From the New Labour MP Bell Ribeiro-Addy to the American Basketball star Kobe Bryant. There have been cases of the BBC mis-identifying these figures and being careless enough not to check and speedily rectify these mistakes.
Repeatedly the BBC has mislabelled important People of Colour in articles and live broadcasts, and these aren't the only subtly racist happenings in British media.
Two Opposing depictions
The British Media has always been steeped in subtle racist rhetoric. The treatment and portrayal of Meghan Markle by the Daily Mail and other outlets is pointedly an example of how a person of colour can be constantly stripped with negativity, or faced with sometimes blatantly ridiculous criticisms in the British Press.
Female figures and especially females of colour are faced with abuse far outweighing that of their male and white counterparts. An example is Diane Abbott, both a black and female Labour politician. While Abbott stands as a controversial character for several reasons and has made her fair share of ill-advised decisions, her mistakes and controversies don’t outweigh that of figures such as Boris Johnson or Tony Blair.
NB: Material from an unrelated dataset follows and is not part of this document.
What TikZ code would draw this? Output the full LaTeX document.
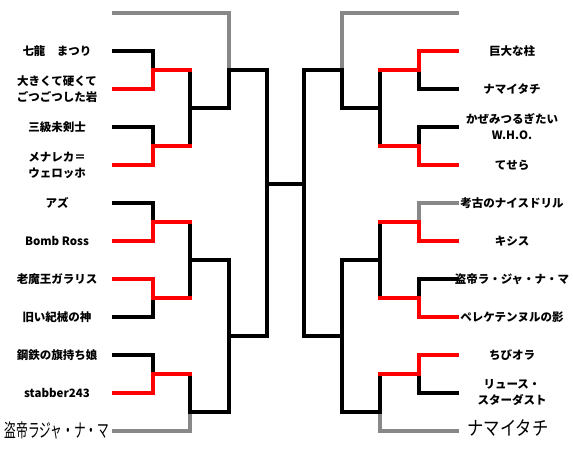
\documentclass[tikz,border=0pt]{standalone}
\usepackage{fontspec}
\setmainfont{Noto Sans CJK JP}
\definecolor{byegray}{HTML}{888888}
\begin{document}
\begin{tikzpicture}[x=1pt, y=-1pt,
  lose/.style={draw=black, line width=3.6pt, line cap=rect},
  win/.style={draw=red, line width=3.6pt, line cap=rect},
  bye/.style={draw=byegray, line width=3.6pt, line cap=rect},
  entry/.style={font=\fontsize{11.5}{16}\selectfont\bfseries, align=center, inner sep=0pt},
  scrawl/.style={font=\fontsize{13}{16}\selectfont, inner sep=0pt},
]
  \useasboundingbox (0,0) rectangle (573,451);
  % left slots
  \coordinate (a0) at (114,13);  \coordinate (a1) at (114,51);  \coordinate (a2) at (114,89);
  \coordinate (a3) at (114,127); \coordinate (a4) at (114,165); \coordinate (a5) at (114,203);
  \coordinate (a6) at (114,241); \coordinate (a7) at (114,279); \coordinate (a8) at (114,317);
  \coordinate (a9) at (114,355); \coordinate (a10) at (114,393); \coordinate (a11) at (114,431);
  \coordinate (m1) at (153,70);  \coordinate (m2) at (153,146); \coordinate (m3) at (153,222);
  \coordinate (m4) at (153,298); \coordinate (m5) at (153,374);
  \coordinate (n1) at (190,108); \coordinate (n2) at (190,260); \coordinate (n3) at (190,412);
  \coordinate (p1) at (229,70);  \coordinate (p2) at (229,336);
  \coordinate (q) at (267,184);
  % right slots
  \coordinate (b0) at (457,13);  \coordinate (b1) at (457,51);  \coordinate (b2) at (457,89);
  \coordinate (b3) at (457,127); \coordinate (b4) at (457,165); \coordinate (b5) at (457,203);
  \coordinate (b6) at (457,241); \coordinate (b7) at (457,279); \coordinate (b8) at (457,317);
  \coordinate (b9) at (457,355); \coordinate (b10) at (457,393); \coordinate (b11) at (457,431);
  \coordinate (rm1) at (419,70);  \coordinate (rm2) at (419,146); \coordinate (rm3) at (419,222);
  \coordinate (rm4) at (419,298); \coordinate (rm5) at (419,374);
  \coordinate (rn1) at (380,108); \coordinate (rn2) at (380,260); \coordinate (rn3) at (380,412);
  \coordinate (rp1) at (342,70);  \coordinate (rp2) at (342,336);
  \coordinate (rq) at (304,184);

  % names, left
  \node[entry] (L1) at (57,51) {七龍　まつり};
  \node[entry] (L2) at (57,89) {大きくて硬くて\\ごつごつした岩};
  \node[entry] (L3) at (57,127) {三級未剣士};
  \node[entry] (L4) at (57,165) {メナレカ＝\\ウェロッホ};
  \node[entry] (L5) at (57,203) {アズ};
  \node[entry] (L6) at (57,241) {Bomb Ross};
  \node[entry] (L7) at (57,279) {老魔王ガラリス};
  \node[entry] (L8) at (57,317) {旧い紀械の神};
  \node[entry] (L9) at (57,355) {鋼鉄の旗持ち娘};
  \node[entry] (L10) at (57,393) {stabber243};
  \node[scrawl] (L11) at (57,430) {\scalebox{0.9}[1.45]{盗帝ラジャ・ナ・マ}};
  % names, right
  \node[entry] (R1) at (512,51) {巨大な柱};
  \node[entry] (R2) at (512,89) {ナマイタチ};
  \node[entry] (R3) at (512,127) {かぜみつるぎたい\\W.H.O.};
  \node[entry] (R4) at (512,165) {てせら};
  \node[entry] (R5) at (512,203) {考古のナイスドリル};
  \node[entry] (R6) at (512,241) {キシス};
  \node[entry] (R7) at (512,279) {盗帝ラ・ジャ・ナ・マ};
  \node[entry] (R8) at (512,317) {ペレケテンヌルの影};
  \node[entry] (R9) at (512,355) {ちびオラ};
  \node[entry] (R10) at (512,393) {リュース・\\スターダスト};
  \node[scrawl] (R11) at (508,428) {\scalebox{1.25}[1.5]{ナマイタチ}};

  % empty slots
  \draw[bye] (a0) -| (p1);
  \draw[bye] (a11) -| (n3);
  \draw[bye] (b0) -| (rp1);
  \draw[bye] (b5) -| (rm3);
  \draw[bye] (b11) -| (rn3);

  % undecided
  \draw[lose] (a1) -| (m1);
  \draw[lose] (a3) -| (m2);
  \draw[lose] (a5) -| (m3);
  \draw[lose] (a8) -| (m4);
  \draw[lose] (a9) -| (m5);
  \draw[lose] (m1 -| n1) -- (m2 -| n1);
  \draw[lose] (m3 -| n2) -- (m4 -| n2);
  \draw[lose] (m5 -| n3) -- (n3);
  \draw[lose] (n1) -| (p1);
  \draw[lose] (n2) -| (p2);
  \draw[lose] (n3) -| (p2);
  \draw[lose] (p1) -| (q);
  \draw[lose] (p2) -| (q);
  \draw[lose] (q) -- (rq);
  \draw[lose] (b2) -| (rm1);
  \draw[lose] (b3) -| (rm2);
  \draw[lose] (b7) -| (rm4);
  \draw[lose] (b10) -| (rm5);
  \draw[lose] (rm1 -| rn1) -- (rm2 -| rn1);
  \draw[lose] (rm3 -| rn2) -- (rm4 -| rn2);
  \draw[lose] (rm5 -| rn3) -- (rn3);
  \draw[lose] (rn1) -| (rp1);
  \draw[lose] (rn2) -| (rp2);
  \draw[lose] (rn3) -| (rp2);
  \draw[lose] (rp1) -| (rq);
  \draw[lose] (rp2) -| (rq);

  % winners
  \draw[win] (a2) -| (m1) -- (m1 -| n1);
  \draw[win] (a4) -| (m2) -- (m2 -| n1);
  \draw[win] (a6) -| (m3) -- (m3 -| n2);
  \draw[win] (a7) -| (m4) -- (m4 -| n2);
  \draw[win] (a10) -| (m5) -- (m5 -| n3);
  \draw[win] (b1) -| (rm1) -- (rm1 -| rn1);
  \draw[win] (b4) -| (rm2) -- (rm2 -| rn1);
  \draw[win] (b6) -| (rm3) -- (rm3 -| rn2);
  \draw[win] (b8) -| (rm4) -- (rm4 -| rn2);
  \draw[win] (b9) -| (rm5) -- (rm5 -| rn3);
\end{tikzpicture}
\end{document}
Yet in 2017 Amnesty International found that Abbott received 45% of all the abusive tweets sent to female politicians in the lead up to the 2017 election.
In 2019, in the wake of this online abuse Diane Abbott spoke out about this and underscored the “nastiness and intimidation that has become commonplace” in British media and social media.
Bell Ribeiro-Addy is a black female Labour Politician who recently became a Parliament MP in 2019 for Streatham. BBC Parliament mislabelled her as “Marsha de Cordova” another Black female MP who has been serving in Parliament since 2017 for Battersea.
The problem surrounding this is that De Cordova and Ribeiro-Addy do not look alike, their only similarity being the colour of their skin. This mistake was made because the BBC was careless enough not to fact check or rectify this mistake. It shows a lack of care and respect for these Black politicians. There shouldn’t be a case of mistaken identity in the news in general when it should be a correct source of information and learning.
When Bell Riberio-Addy went to twitter about the issue, reactions were mixed. There were people that didn’t care, people that were outraged, there were those being blatantly nasty, some defending the BBC and others ridiculing Riberio-Addy on her use of the “RACE CARD” and being annoyed at the topic itself.
My message for those defending the BBC, is that as a respected news organisation they shouldn’t be making these mistakes, and they usually don’t make these mistakes so the fact this happened shows a new level of carelessness, a carelessness that should have no place in the news.
And what makes this carelessness on the racist side is because it happened because there was this ‘they all look the same’ mentality, that caused someone not to bother to check the identity of the person they were reporting about, and this goes even deeper when we see it happening again with Kobe Bryant.
Kobe Bryant was a famous American Basketball player who died along with his 13 year old daughter Gianna in a tragic Helicopter crash. During the report of this incident the BBC used footage of Lebron James, another black Basketball Player, instead of footage of Kobe Bryant.
Deeply unfortunate mix up from BBC. They got two big, Black men confused and featured Lebron James instead of late Kobe Bryant in this news segment. This only adds to our collective grief at this time. Has a correction and apology been issued yet? Shame. pic.twitter.com/jCUejPKWc4 — Nadine White (@Nadine_Writes) January 26, 2020
While the BBC issued an apology this isn’t the first time such a mistake has occurred, and it’s not the first time the BBC has been forced to apologise on an issue like this.
The BBC also had to apologise when they mistook Cricket player Wasim Akram for Imran Khan.
Now, I do like the BBC, it has done so many wonderful things and has quite literally shaped British culture. And for a long time I have aspired to work for the BBC and develop myself as a Journalist there, but these incidents disappoint me and they point to a deeper issue at the heart of the British media as an institution.
I hope that in the future no occurrences like this happen, that someone cares enough and does the fact checking. I want to live in a world where everyone is reported about with as much equal detail and care. I do not like bias or discrimination of any kind on any level.
We are all people, we should be judged as people and not as separate entities.